### PROBLEM
Quote each line of the material verbatim, without the pictures.

### RECORDED INFORMATION
────────────────────

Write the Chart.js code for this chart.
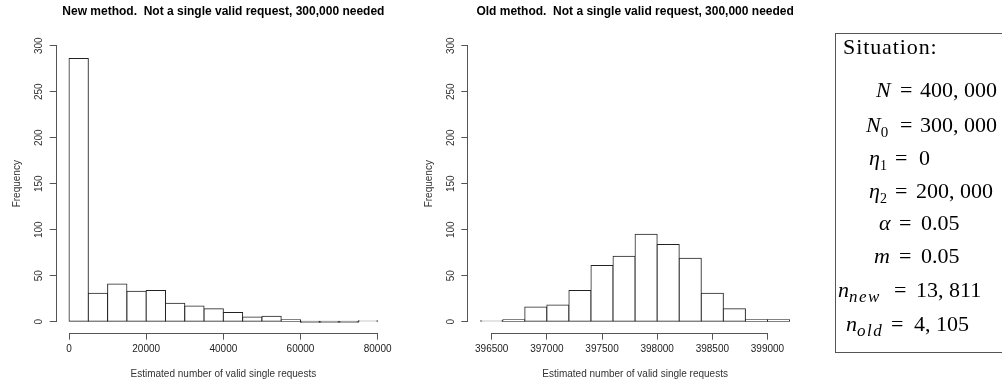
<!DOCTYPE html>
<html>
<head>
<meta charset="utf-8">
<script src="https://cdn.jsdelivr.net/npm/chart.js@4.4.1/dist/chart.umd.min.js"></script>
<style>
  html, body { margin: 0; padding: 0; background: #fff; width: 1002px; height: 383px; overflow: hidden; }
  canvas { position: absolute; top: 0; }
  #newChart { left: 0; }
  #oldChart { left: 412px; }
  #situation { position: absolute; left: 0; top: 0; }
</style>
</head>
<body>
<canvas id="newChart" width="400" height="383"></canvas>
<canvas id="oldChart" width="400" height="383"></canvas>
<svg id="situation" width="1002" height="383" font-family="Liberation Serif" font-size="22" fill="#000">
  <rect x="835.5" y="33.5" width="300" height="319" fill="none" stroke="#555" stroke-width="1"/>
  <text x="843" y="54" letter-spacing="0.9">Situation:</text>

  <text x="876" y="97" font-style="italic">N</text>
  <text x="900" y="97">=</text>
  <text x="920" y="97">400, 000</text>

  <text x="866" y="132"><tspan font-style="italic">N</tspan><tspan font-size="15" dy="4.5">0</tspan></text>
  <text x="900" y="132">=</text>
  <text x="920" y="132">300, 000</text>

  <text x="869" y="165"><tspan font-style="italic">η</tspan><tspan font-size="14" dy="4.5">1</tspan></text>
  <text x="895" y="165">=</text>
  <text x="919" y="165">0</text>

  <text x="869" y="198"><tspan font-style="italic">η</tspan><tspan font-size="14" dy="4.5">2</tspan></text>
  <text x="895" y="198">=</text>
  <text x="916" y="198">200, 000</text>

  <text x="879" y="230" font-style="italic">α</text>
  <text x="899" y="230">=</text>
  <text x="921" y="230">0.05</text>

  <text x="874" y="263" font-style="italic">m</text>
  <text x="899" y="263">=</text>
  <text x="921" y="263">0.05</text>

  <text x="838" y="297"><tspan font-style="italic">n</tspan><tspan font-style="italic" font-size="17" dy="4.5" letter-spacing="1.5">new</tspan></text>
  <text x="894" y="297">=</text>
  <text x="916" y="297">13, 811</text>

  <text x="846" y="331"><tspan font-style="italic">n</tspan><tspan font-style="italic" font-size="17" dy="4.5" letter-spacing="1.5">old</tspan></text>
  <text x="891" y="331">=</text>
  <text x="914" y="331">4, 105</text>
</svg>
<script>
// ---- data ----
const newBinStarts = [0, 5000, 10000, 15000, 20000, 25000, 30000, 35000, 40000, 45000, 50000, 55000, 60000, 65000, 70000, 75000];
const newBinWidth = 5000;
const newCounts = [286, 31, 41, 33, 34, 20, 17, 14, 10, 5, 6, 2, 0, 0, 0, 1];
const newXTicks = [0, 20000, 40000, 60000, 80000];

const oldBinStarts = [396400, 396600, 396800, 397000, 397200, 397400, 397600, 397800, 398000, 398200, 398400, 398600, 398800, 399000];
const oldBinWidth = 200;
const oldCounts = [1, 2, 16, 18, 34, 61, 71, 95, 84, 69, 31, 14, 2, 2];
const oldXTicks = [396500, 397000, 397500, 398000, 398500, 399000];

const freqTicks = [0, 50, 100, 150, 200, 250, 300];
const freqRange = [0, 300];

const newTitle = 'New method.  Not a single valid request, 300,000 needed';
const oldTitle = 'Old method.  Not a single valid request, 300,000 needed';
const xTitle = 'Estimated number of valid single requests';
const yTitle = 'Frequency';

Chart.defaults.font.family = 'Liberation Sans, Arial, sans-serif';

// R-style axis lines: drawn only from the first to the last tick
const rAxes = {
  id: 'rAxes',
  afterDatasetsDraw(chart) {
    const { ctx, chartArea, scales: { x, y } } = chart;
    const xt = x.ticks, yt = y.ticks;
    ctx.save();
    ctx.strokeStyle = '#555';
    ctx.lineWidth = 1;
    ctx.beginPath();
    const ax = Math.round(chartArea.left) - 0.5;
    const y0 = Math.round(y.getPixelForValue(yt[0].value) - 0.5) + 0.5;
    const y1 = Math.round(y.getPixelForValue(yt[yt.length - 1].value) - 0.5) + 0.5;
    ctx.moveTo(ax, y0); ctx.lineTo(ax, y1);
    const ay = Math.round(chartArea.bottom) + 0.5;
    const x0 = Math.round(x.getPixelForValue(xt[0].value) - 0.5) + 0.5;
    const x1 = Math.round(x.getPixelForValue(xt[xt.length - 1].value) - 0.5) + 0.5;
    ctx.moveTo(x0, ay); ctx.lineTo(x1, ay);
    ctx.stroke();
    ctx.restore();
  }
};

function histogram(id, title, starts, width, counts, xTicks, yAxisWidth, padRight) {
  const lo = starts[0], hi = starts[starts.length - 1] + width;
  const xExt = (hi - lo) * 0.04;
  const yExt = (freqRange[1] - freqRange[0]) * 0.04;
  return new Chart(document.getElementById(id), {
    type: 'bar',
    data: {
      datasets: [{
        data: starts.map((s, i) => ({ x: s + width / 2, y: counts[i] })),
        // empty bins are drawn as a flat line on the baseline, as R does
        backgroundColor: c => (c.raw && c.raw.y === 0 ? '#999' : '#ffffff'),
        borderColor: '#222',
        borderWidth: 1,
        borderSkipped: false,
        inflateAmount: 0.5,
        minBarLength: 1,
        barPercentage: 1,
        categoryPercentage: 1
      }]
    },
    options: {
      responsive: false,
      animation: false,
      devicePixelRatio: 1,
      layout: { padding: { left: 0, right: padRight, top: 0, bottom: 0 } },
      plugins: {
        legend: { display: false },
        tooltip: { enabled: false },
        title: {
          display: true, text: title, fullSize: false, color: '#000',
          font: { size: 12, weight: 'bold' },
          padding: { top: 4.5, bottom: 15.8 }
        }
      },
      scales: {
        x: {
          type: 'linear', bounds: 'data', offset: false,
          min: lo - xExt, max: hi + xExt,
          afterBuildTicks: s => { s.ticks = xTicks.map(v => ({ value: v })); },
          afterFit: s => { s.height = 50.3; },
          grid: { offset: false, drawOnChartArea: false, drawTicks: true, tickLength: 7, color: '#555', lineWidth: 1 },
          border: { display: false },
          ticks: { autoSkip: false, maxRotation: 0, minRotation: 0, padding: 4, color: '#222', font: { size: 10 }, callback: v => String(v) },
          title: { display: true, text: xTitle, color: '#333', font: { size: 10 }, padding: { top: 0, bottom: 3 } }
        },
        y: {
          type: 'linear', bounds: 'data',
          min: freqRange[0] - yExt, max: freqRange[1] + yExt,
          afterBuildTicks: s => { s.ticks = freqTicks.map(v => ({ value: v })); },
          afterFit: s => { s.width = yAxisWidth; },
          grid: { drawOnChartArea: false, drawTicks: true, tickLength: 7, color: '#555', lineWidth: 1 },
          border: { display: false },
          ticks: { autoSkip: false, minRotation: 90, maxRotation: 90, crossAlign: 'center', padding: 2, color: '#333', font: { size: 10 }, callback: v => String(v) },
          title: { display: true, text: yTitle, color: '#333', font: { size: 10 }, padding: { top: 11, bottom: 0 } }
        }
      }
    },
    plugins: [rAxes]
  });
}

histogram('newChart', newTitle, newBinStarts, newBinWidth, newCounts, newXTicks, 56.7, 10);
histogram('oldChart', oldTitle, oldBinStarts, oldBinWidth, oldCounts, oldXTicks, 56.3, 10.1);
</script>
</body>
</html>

────────────────────

### OUTPUT FOR THIS EXERCISE
Write the Chart.js code for this chart.
<!DOCTYPE html>
<html>
<head>
<meta charset="utf-8">
<script src="https://cdn.jsdelivr.net/npm/chart.js@4.4.1/dist/chart.umd.min.js"></script>
<style>
  html, body { margin: 0; padding: 0; background: #fff; width: 1002px; height: 383px; overflow: hidden; }
  canvas { position: absolute; top: 0; }
  #newChart { left: 0; }
  #oldChart { left: 412px; }
  #situation { position: absolute; left: 0; top: 0; }
</style>
</head>
<body>
<canvas id="newChart" width="400" height="383"></canvas>
<canvas id="oldChart" width="400" height="383"></canvas>
<svg id="situation" width="1002" height="383" font-family="Liberation Serif" font-size="22" fill="#000">
  <rect x="835.5" y="33.5" width="300" height="319" fill="none" stroke="#555" stroke-width="1"/>
  <text x="843" y="54" letter-spacing="0.9">Situation:</text>

  <text x="876" y="97" font-style="italic">N</text>
  <text x="900" y="97">=</text>
  <text x="920" y="97">400, 000</text>

  <text x="866" y="132"><tspan font-style="italic">N</tspan><tspan font-size="15" dy="4.5">0</tspan></text>
  <text x="900" y="132">=</text>
  <text x="920" y="132">300, 000</text>

  <text x="869" y="165"><tspan font-style="italic">η</tspan><tspan font-size="14" dy="4.5">1</tspan></text>
  <text x="895" y="165">=</text>
  <text x="919" y="165">0</text>

  <text x="869" y="198"><tspan font-style="italic">η</tspan><tspan font-size="14" dy="4.5">2</tspan></text>
  <text x="895" y="198">=</text>
  <text x="916" y="198">200, 000</text>

  <text x="879" y="230" font-style="italic">α</text>
  <text x="899" y="230">=</text>
  <text x="921" y="230">0.05</text>

  <text x="874" y="263" font-style="italic">m</text>
  <text x="899" y="263">=</text>
  <text x="921" y="263">0.05</text>

  <text x="838" y="297"><tspan font-style="italic">n</tspan><tspan font-style="italic" font-size="17" dy="4.5" letter-spacing="1.5">new</tspan></text>
  <text x="894" y="297">=</text>
  <text x="916" y="297">13, 811</text>

  <text x="846" y="331"><tspan font-style="italic">n</tspan><tspan font-style="italic" font-size="17" dy="4.5" letter-spacing="1.5">old</tspan></text>
  <text x="891" y="331">=</text>
  <text x="914" y="331">4, 105</text>
</svg>
<script>
// ---- data ----
const newBinStarts = [0, 5000, 10000, 15000, 20000, 25000, 30000, 35000, 40000, 45000, 50000, 55000, 60000, 65000, 70000, 75000];
const newBinWidth = 5000;
const newCounts = [286, 31, 41, 33, 34, 20, 17, 14, 10, 5, 6, 2, 0, 0, 0, 1];
const newXTicks = [0, 20000, 40000, 60000, 80000];

const oldBinStarts = [396400, 396600, 396800, 397000, 397200, 397400, 397600, 397800, 398000, 398200, 398400, 398600, 398800, 399000];
const oldBinWidth = 200;
const oldCounts = [1, 2, 16, 18, 34, 61, 71, 95, 84, 69, 31, 14, 2, 2];
const oldXTicks = [396500, 397000, 397500, 398000, 398500, 399000];

const freqTicks = [0, 50, 100, 150, 200, 250, 300];
const freqRange = [0, 300];

const newTitle = 'New method.  Not a single valid request, 300,000 needed';
const oldTitle = 'Old method.  Not a single valid request, 300,000 needed';
const xTitle = 'Estimated number of valid single requests';
const yTitle = 'Frequency';

Chart.defaults.font.family = 'Liberation Sans, Arial, sans-serif';

// R-style axis lines: drawn only from the first to the last tick
const rAxes = {
  id: 'rAxes',
  afterDatasetsDraw(chart) {
    const { ctx, chartArea, scales: { x, y } } = chart;
    const xt = x.ticks, yt = y.ticks;
    ctx.save();
    ctx.strokeStyle = '#555';
    ctx.lineWidth = 1;
    ctx.beginPath();
    const ax = Math.round(chartArea.left) - 0.5;
    const y0 = Math.round(y.getPixelForValue(yt[0].value) - 0.5) + 0.5;
    const y1 = Math.round(y.getPixelForValue(yt[yt.length - 1].value) - 0.5) + 0.5;
    ctx.moveTo(ax, y0); ctx.lineTo(ax, y1);
    const ay = Math.round(chartArea.bottom) + 0.5;
    const x0 = Math.round(x.getPixelForValue(xt[0].value) - 0.5) + 0.5;
    const x1 = Math.round(x.getPixelForValue(xt[xt.length - 1].value) - 0.5) + 0.5;
    ctx.moveTo(x0, ay); ctx.lineTo(x1, ay);
    ctx.stroke();
    ctx.restore();
  }
};

function histogram(id, title, starts, width, counts, xTicks, yAxisWidth, padRight) {
  const lo = starts[0], hi = starts[starts.length - 1] + width;
  const xExt = (hi - lo) * 0.04;
  const yExt = (freqRange[1] - freqRange[0]) * 0.04;
  return new Chart(document.getElementById(id), {
    type: 'bar',
    data: {
      datasets: [{
        data: starts.map((s, i) => ({ x: s + width / 2, y: counts[i] })),
        // empty bins are drawn as a flat line on the baseline, as R does
        backgroundColor: c => (c.raw && c.raw.y === 0 ? '#999' : '#ffffff'),
        borderColor: '#222',
        borderWidth: 1,
        borderSkipped: false,
        inflateAmount: 0.5,
        minBarLength: 1,
        barPercentage: 1,
        categoryPercentage: 1
      }]
    },
    options: {
      responsive: false,
      animation: false,
      devicePixelRatio: 1,
      layout: { padding: { left: 0, right: padRight, top: 0, bottom: 0 } },
      plugins: {
        legend: { display: false },
        tooltip: { enabled: false },
        title: {
          display: true, text: title, fullSize: false, color: '#000',
          font: { size: 12, weight: 'bold' },
          padding: { top: 4.5, bottom: 15.8 }
        }
      },
      scales: {
        x: {
          type: 'linear', bounds: 'data', offset: false,
          min: lo - xExt, max: hi + xExt,
          afterBuildTicks: s => { s.ticks = xTicks.map(v => ({ value: v })); },
          afterFit: s => { s.height = 50.3; },
          grid: { offset: false, drawOnChartArea: false, drawTicks: true, tickLength: 7, color: '#555', lineWidth: 1 },
          border: { display: false },
          ticks: { autoSkip: false, maxRotation: 0, minRotation: 0, padding: 4, color: '#222', font: { size: 10 }, callback: v => String(v) },
          title: { display: true, text: xTitle, color: '#333', font: { size: 10 }, padding: { top: 0, bottom: 3 } }
        },
        y: {
          type: 'linear', bounds: 'data',
          min: freqRange[0] - yExt, max: freqRange[1] + yExt,
          afterBuildTicks: s => { s.ticks = freqTicks.map(v => ({ value: v })); },
          afterFit: s => { s.width = yAxisWidth; },
          grid: { drawOnChartArea: false, drawTicks: true, tickLength: 7, color: '#555', lineWidth: 1 },
          border: { display: false },
          ticks: { autoSkip: false, minRotation: 90, maxRotation: 90, crossAlign: 'center', padding: 2, color: '#333', font: { size: 10 }, callback: v => String(v) },
          title: { display: true, text: yTitle, color: '#333', font: { size: 10 }, padding: { top: 11, bottom: 0 } }
        }
      }
    },
    plugins: [rAxes]
  });
}

histogram('newChart', newTitle, newBinStarts, newBinWidth, newCounts, newXTicks, 56.7, 10);
histogram('oldChart', oldTitle, oldBinStarts, oldBinWidth, oldCounts, oldXTicks, 56.3, 10.1);
</script>
</body>
</html>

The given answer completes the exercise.